Pride and Prejudice Chapter 22 - 25: Summary & Analysis

Instructor: Lucy Barnhouse
In Chapters 22-25 of Pride and Prejudice, the plot thickens, but not to the satisfaction of Mrs. Bennet. The romantic prospects of Lizzy and Jane, once so promising, appear to have come to nothing: Mr. Collins becomes engaged elsewhere, and Mr. Bingley remains in London.

Chapter 22: Charlotte Lucas Gets a Husband

Chapter 22 of Pride and Prejudice sees the Bennet family still dealing with the awkward aftermath of Mr. Collins' unsuccessful marriage proposal to Lizzy. Charlotte, Lizzy's best friend, helps her out by engaging Mr. Collins in conversation. Understandably, Lizzy is incredibly grateful. But she barely has time to think 'Wow, I really owe Charlotte for this!' before she starts wondering whether Charlotte might have hidden motives.

Mr. Collins proposes
1895 illustration

Earlier in the novel, Austen makes it clear that Charlotte takes the unromantic view that happiness in marriage is mostly luck. As a woman from the gentry, Regency England's middle class, Charlotte's only respectable option for financial security is marriage. Stupid Mr. Collins may be, but he is respectable, and Charlotte does all she can to encourage him to propose...and he does! Austen tells us that 'without thinking highly either of men or of matrimony, marriage had always been her object.' Charlotte's family is relieved, as her marriage makes life easier for all of them, removing a financial burden. Lizzy, more idealistic than her friend, is shocked. Worse, she's convinced that Charlotte could never be happy with someone as stupid as Mr. Collins.

Chapter 23: Mrs. Bennet Despairs

Mrs. Bennet, although for different reasons than Lizzy, is also upset about Charlotte's impending marriage. Getting a daughter married off is a social coup, and Mrs. Bennet sees herself as unfairly bested by the Lucases. After all, Mr. Collins is Mr. Bennet's nephew! He's going to inherit the Bennets' property! Worst of all, he would have married Lizzy, if only she'd said yes.

Lizzy and Jane have their own worries, too. Jane has been waiting for weeks for word from Mr. Bingley - or at least from one of his sisters - but has heard nothing. Lizzy is left to fear that Charlotte will be unhappily married and Jane abandoned by a man with whom she could have been happy. Poignantly, Austen ends the chapter with a reflection on the unfairness of women's being disqualified from inheriting property. It is this that renders Jane, Lizzy, and Charlotte all dependent on marriage for their financial and social security.

Chapter 24: Jane Gets a Letter

In Chapter 24, Jane finally gets a letter from London, although it's from Caroline Bingley rather than her brother.
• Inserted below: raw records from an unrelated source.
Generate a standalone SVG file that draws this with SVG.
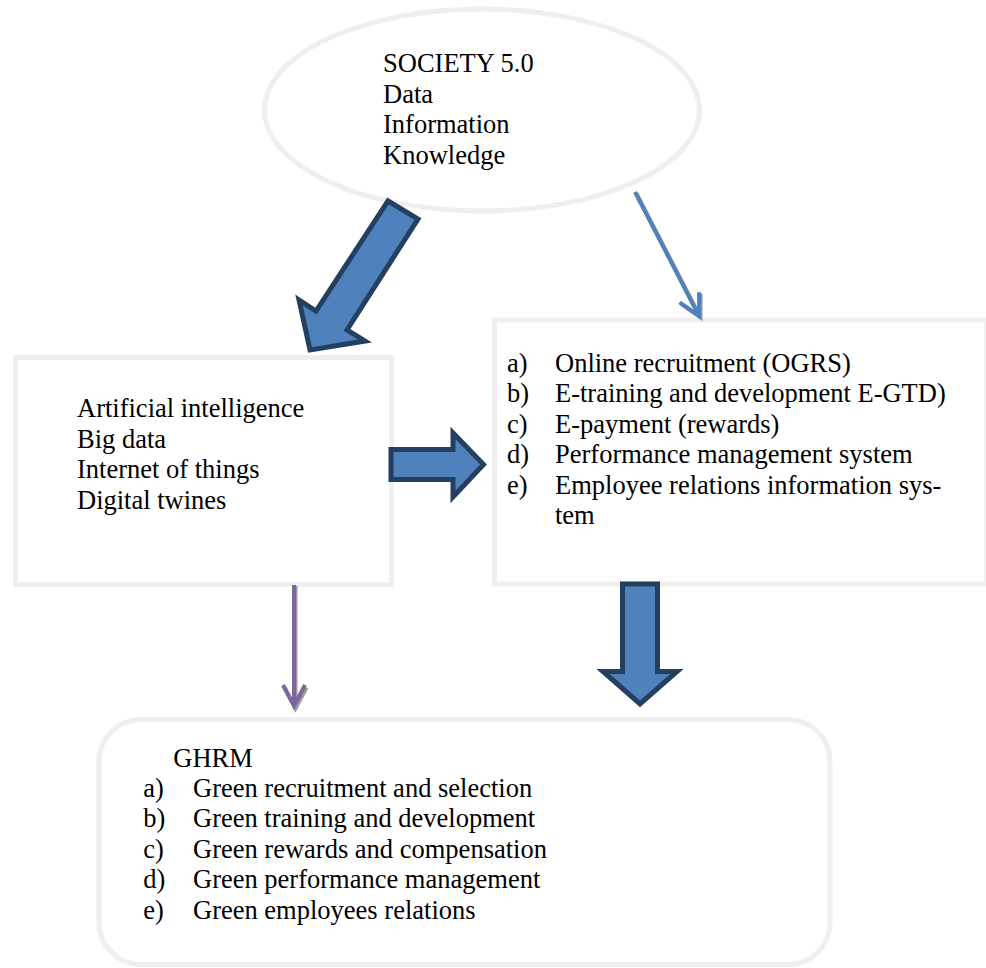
<svg xmlns="http://www.w3.org/2000/svg" width="986" height="968" viewBox="0 0 986 968">
<style>
  .box { fill: #ffffff; stroke: #efefef; stroke-width: 5; }
  .t { font-family: "Liberation Serif", "Times New Roman", serif; font-size: 26.5px; fill: #000000; }
  .block { fill: #4f81bd; stroke: #243f60; stroke-width: 5; stroke-linejoin: miter; }
  .thinBlue { fill: none; stroke: #4f81bd; stroke-width: 4; }
  .thinPurple { fill: none; stroke: #8064a2; stroke-width: 4; }
  .shadow { fill: none; stroke: #9a9a9a; stroke-width: 4; }
</style>
<defs>
  <marker id="headBlue" markerUnits="userSpaceOnUse" orient="auto" markerWidth="30" markerHeight="30" refX="22" refY="12" viewBox="0 0 30 24" overflow="visible">
    <path d="M1,1 L22,12 L1,23" fill="none" stroke="#4f81bd" stroke-width="4"/>
  </marker>
  <marker id="headPurple" markerUnits="userSpaceOnUse" orient="auto" markerWidth="30" markerHeight="30" refX="22" refY="12" viewBox="0 0 30 24" overflow="visible">
    <path d="M1,1 L22,12 L1,23" fill="none" stroke="#8064a2" stroke-width="4"/>
  </marker>
  <marker id="headShadow" markerUnits="userSpaceOnUse" orient="auto" markerWidth="30" markerHeight="30" refX="22" refY="12" viewBox="0 0 30 24" overflow="visible">
    <path d="M1,1 L22,12 L1,23" fill="none" stroke="#9a9a9a" stroke-width="4"/>
  </marker>
</defs>
<rect width="986" height="968" fill="#ffffff"/>

<g id="society">
  <ellipse class="box" cx="482" cy="110" rx="217.5" ry="101"/>
  <text class="t" x="383" y="72">SOCIETY 5.0</text>
  <text class="t" x="383" y="102.5">Data</text>
  <text class="t" x="383" y="133">Information</text>
  <text class="t" x="383" y="163.5">Knowledge</text>
</g>

<g id="technologies">
  <rect class="box" x="15.5" y="357.5" width="376" height="227"/>
  <text class="t" x="77" y="417.3">Artificial intelligence</text>
  <text class="t" x="77" y="447.6">Big data</text>
  <text class="t" x="77" y="478.3">Internet of things</text>
  <text class="t" x="77" y="509.3">Digital twines</text>
</g>

<g id="ehrm">
  <rect class="box" x="494.5" y="320" width="492" height="264"/>
  <text class="t" x="507" y="371.7">a)</text><text class="t" x="555" y="371.7">Online recruitment (OGRS)</text>
  <text class="t" x="507" y="401.9">b)</text><text class="t" x="555" y="401.9">E-training and development E-GTD)</text>
  <text class="t" x="507" y="432.7">c)</text><text class="t" x="555" y="432.7">E-payment (rewards)</text>
  <text class="t" x="507" y="463.3">d)</text><text class="t" x="555" y="463.3">Performance management system</text>
  <text class="t" x="507" y="494">e)</text><text class="t" x="555" y="494">Employee relations information sys-</text>
  <text class="t" x="555" y="524.3">tem</text>
</g>

<g id="ghrm">
  <rect class="box" x="99" y="719.5" width="731" height="245" rx="42" ry="42"/>
  <text class="t" x="173.3" y="766.7">GHRM</text>
  <text class="t" x="143.3" y="796.8">a)</text><text class="t" x="193" y="796.8">Green recruitment and selection</text>
  <text class="t" x="143.3" y="827.3">b)</text><text class="t" x="193" y="827.3">Green training and development</text>
  <text class="t" x="143.3" y="858">c)</text><text class="t" x="193" y="858">Green rewards and compensation</text>
  <text class="t" x="143.3" y="888.4">d)</text><text class="t" x="193" y="888.4">Green performance management</text>
  <text class="t" x="143.3" y="918.6">e)</text><text class="t" x="193" y="918.6">Green employees relations</text>
</g>

<g id="connectors">
  <polygon class="block" points="388,201 418,219 347,330 365,341 310,350 299,300 316,311"/>
  <line class="shadow" x1="636.5" y1="193.5" x2="700.5" y2="317.5" marker-end="url(#headShadow)"/>
  <line class="thinBlue" x1="635" y1="192" x2="699" y2="316" marker-end="url(#headBlue)"/>
  <polygon class="block" points="391,449.5 453,449.5 453,433 483.5,464.5 453,497 453,479.5 391,479.5"/>
  <line class="shadow" x1="295.5" y1="586" x2="295.5" y2="708.5" marker-end="url(#headShadow)"/>
  <line class="thinPurple" x1="294" y1="585" x2="294" y2="706" marker-end="url(#headPurple)"/>
  <polygon class="block" points="622.5,584 657.5,584 657.5,671.5 677,671.5 640,704 603,671.5 622.5,671.5"/>
</g>
</svg>
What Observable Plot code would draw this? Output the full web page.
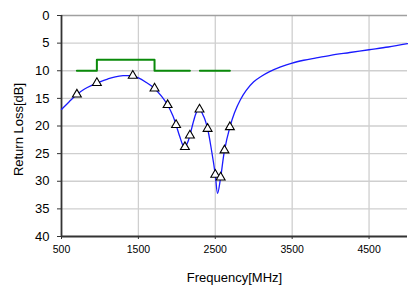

The letter is in keeping with all of Caroline's treatment of Jane. It's friendly in tone but doesn't actually show much consideration for Jane's feelings. Caroline tells Jane that that her brother is probably going to marry Miss Darcy. Jane is deeply hurt but determined not to blame Caroline or Charles Bingley. Lizzy, however, is indignant on her sister's behalf.

Caroline's letter leaves several big questions unanswered. Lizzy, in typical Lizzy-fashion, can't leave them alone. Was Mr. Bingley really serious about Jane, or was it just a flirtation that he's forgotten in London? Did he know that Jane had feelings for him, or didn't he? The answers to these questions, as Lizzy realizes, make a big difference to Bingley's character, but no difference to how unhappy Jane is. Jane wants to get over the whole thing as quickly as possible. She even tells herself that what was between her and Bingley was 'no more than an error of fancy on my side.' As Lizzy observes, though, that doesn't make matters any easier.